We've just finished tasting the second batch of wine. I now have 112 reviews up on
Ocado, although I've actually written notes for 129 bottles since 21st April: some are for wines which are no longer in stock and some are for wines from other sources.
I've been thinking recently about how wine varies with price. My instinct is that the best value for money is found at around £7-8 a bottle. Wine at £5 a bottle is usually not good value for money. If a bottle of wine costs £5, then £2.73 is tax. Of the remaining £2.27, some must go to the retailer, with some more for the cost of the bottle and some more for shipping, which suggests that the wine itself is probably costing around £1 at best. I suspect that one reason wine journalists frequently recommend dodgy bottles is that they come under pressure from their editors to recommend bottles for a fiver or less, when really very few of these are any good. There are a couple though: in particular I like
Gran López Tinto and
Cuvée Pêcheur. Of course, when wine is good at such a low price, the value for money is excellent. However, nasty wine is not good value at any price.

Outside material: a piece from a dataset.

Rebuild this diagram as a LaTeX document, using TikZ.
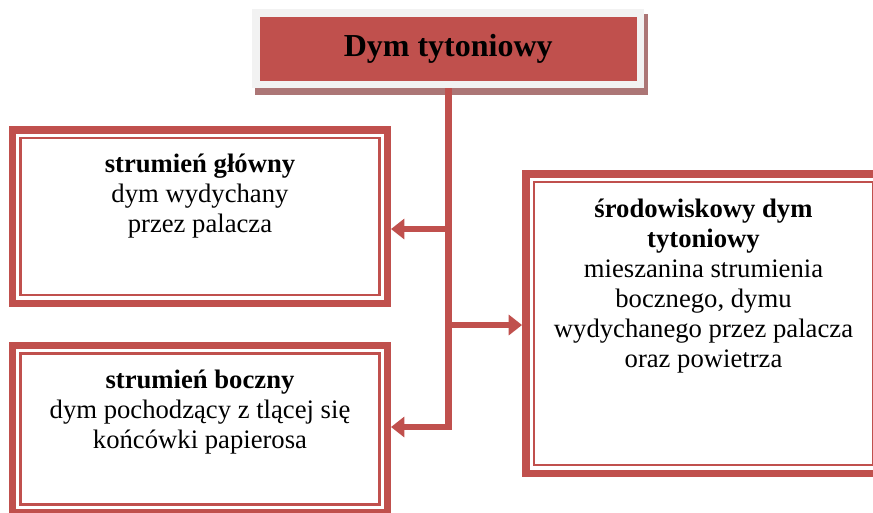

At £7.50 a bottle, £3.15 is tax, and the costs of bottling and shipping remain much the same, so the wine itself may be costing about £2.50, or 150% more than for the £5 bottle. Unsurprisingly, there are a lot more good options at this price point, particularly when you take into account that bottles which notionally retail at £10 often get marked down to £7.50 or £8. Indeed, you could probably drink very happily without ever spending more than £7.50 on a bottle, and that is in fact our budget for every-day wine.
Looking over my spread-sheet, I continue to rate a significant number of bottles as good value for money up to £13 a bottle. Is a £13 bottle worth as much as two £6.50 bottles? Well, in fact, £6.50 is an unusual price point, but I think the comparison more or less holds. Above £13, value for money does tend to tail off: a £26 bottle is going to struggle to be twice as good as a £13 bottle.
That said, there are some categories of wine where you are likely to be disappointed if you are paying less than £20 a bottle: Chablis, red Burgundy, Champagne, anything from the northern Rhône and Rioja. At certain times of the year, supermarkets pile up huge displays of Champagne, claiming an implausible discount (often 50%), for prices well below £20. Don't buy it. Just don't. You might as well throw the money away. On the other hand, good Champagne is incomparable; nothing else tastes quite like it, so if you want that taste, you have to pay what it costs (I recommend
this). Pretty much the same is true for the other wines I mentioned. In particular, there is a lot of cheap Rioja about: none of it tastes like Rioja and none of it is good value compared with tempranillo based blends from other Spanish regions.
In restaurants, a rule of thumb is that the wine costs three times the retail price, so £20-£40 is a good window most of the time, although of course that range doesn't really exist at the grandest places.